Attualità

il fronte. Tassa extraprofitti, le banche al contrattacco

Nicola Pini mercoledì 13 settembre 2023

Giovanni Sabatini, il direttore generale dell'Abi, l'associazione bancaria italiana

La contrarietà delle banche alla tassa sugli extra-profitti introdotta a sorpresa un mese fa dal governo era già palese. Ma finora era stata espressa più o meno riservatamente. Ieri invece l’audizione in Senato sul decreto Asset ha offerto al mondo del credito l’occasione per un intervento ufficiale e molto critico sulla nuova imposta. La tassa introdotta «senza alcun confronto preventivo e provocando sui mercati un impatto poi solo parzialmente attenuato», ha accusato il direttore generale dell’Abi Giovanni Sabatini, «ha prodotto un vulnus alla fiducia riposta sul mercato finanziario italiano». Sabatini ha lanciato l’allarme sulle conseguenze della misura sull’economia del Paese che già sta osservando un netto rallentamento della crescita: «Ingiustificate penalizzazioni del settore bancario determinerebbero una minore capacità di accantonamenti prudenziali, di finanziamento alle imprese e alle famiglie e limiterebbero l’interesse degli investitori verso il settore bancario italiano che, da ultimo, si rifletterebbe sull’intero mondo economico italiano».

Le bordate arrivano anche dal credito cooperativo e dalle popolari. Il presidente di Federcasse, Augusto Dell’Erba, ha chiesto «l’esclusione tout court» delle Bcc dalla tassa e ricordato il ruolo del comparto a favore dell’economia dei territori che verrebbe fortemente compromesso. E Assopopolari ha rilevato da parte sua come le banche di minori dimensioni sopporterebbero un peso in proporzione maggiore delle grandi vedendo spazzato via il 24% degli utili contro il 10% dei grandi istituti. L’imposta dopo l’annuncio in Consiglio dei ministri è stata già modificata, riducendone l’impatto e proprio in questi giorni si sta valutando una nuova correzione per ridurre la base imponibile su cui calcolare il prelievo. Il termine per presentare emendamenti al dl, dapprima in scadenza oggi, è stato posticipato a giovedì. Sabatini ha elencato una serie di cambiamenti minimi per evitare danni all'economia e alle finanze pubbliche . Si chiede la deducibilità ai fini Ires e Irap e di «escludere dal computo dell’imposta gli effetti reddituali e patrimoniali dei titoli» di Stato. Una parte della maggioranza (Forza Italia) appoggia le modifiche, ma Palazzo Chigi per ora tiene il punto. «Io difendo e difenderò - ha detto ieri la premier Meloni - il provvedimento, che non ha un intento punitivo, e che racconta la fine di uno Stato forte con i deboli e debole con i forti. È una norma giusta».

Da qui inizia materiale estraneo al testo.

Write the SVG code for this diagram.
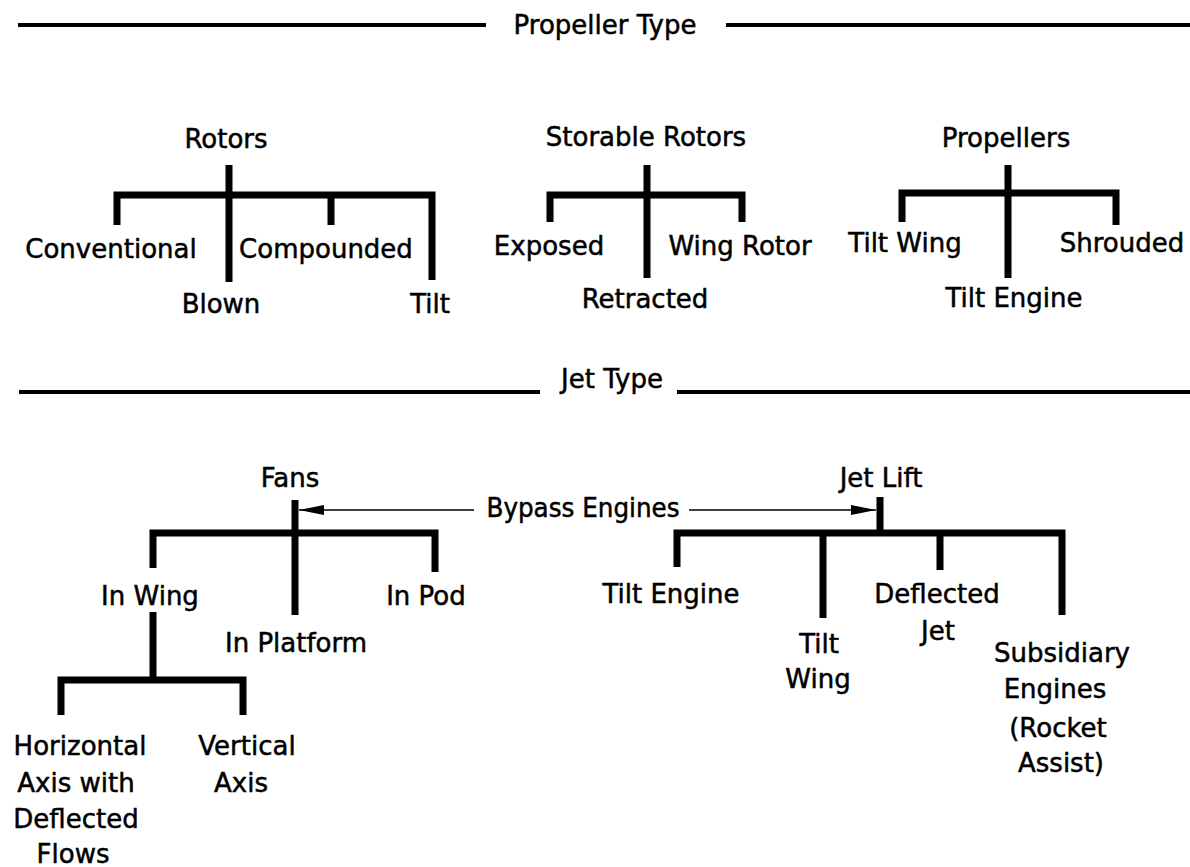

Per l’Abi la misura così com’è stata concepita è da bocciare. Intanto perché «produce effetti retroattivi» in quanto si riferisce al periodo 2021-23: una «retroattività che incide sulla certezza del diritto, in contrasto con i principi e i criteri di certezza cui si ispira la delega fiscale pubblicata in Gazzetta Ufficiale il 14 agosto». Come dire: il governo si contraddice da solo. E poi ci sono i «dubbi di compatibilità costituzionale» (si ricorda la bocciatura da parte della Consulta dell’addizionale Ires sul settore energetico) di una misura che ha un «carattere espropriativo» e potrebbe essere in «violazione del principio di libera concorrenza nell’Ue, penalizzando gli operatori nazionali del settore bancario». Le banche respingono in toto il concetto di «extraprofitti» degli utili nel settore, base dell’imposta straordinaria. Perché, spiega Sabatini, «si riferisce a una situazione di monopolio od oligopolio, mentre le banche operano in forte concorrenza nell’intera area dell’euro».

Il provvedimento sulle banche non è il solo motivo di frizione del governo con il mondo economico. Il settore edile è in allerta per l’indietro tutta sul Superbonus. Ance e Cna chiedono una proroga di sei mesi dell’incentivo fiscale per gli interventi già avviati nei condomini e una soluzione efficace. Per gli artigiani senza proroga «sono a rischio 10 mila cantieri, oltre il 50% del totale». E l’associazione dei costruttori mette in guardia dagli effetti del blocco della cessione dei crediti, che «sta determinando forti criticità sotto il profilo sociale e avendo conseguenze dirette su moltissime famiglie». Secondo le stime «si tratta di 320mila nuclei per un totale di 750mila persone».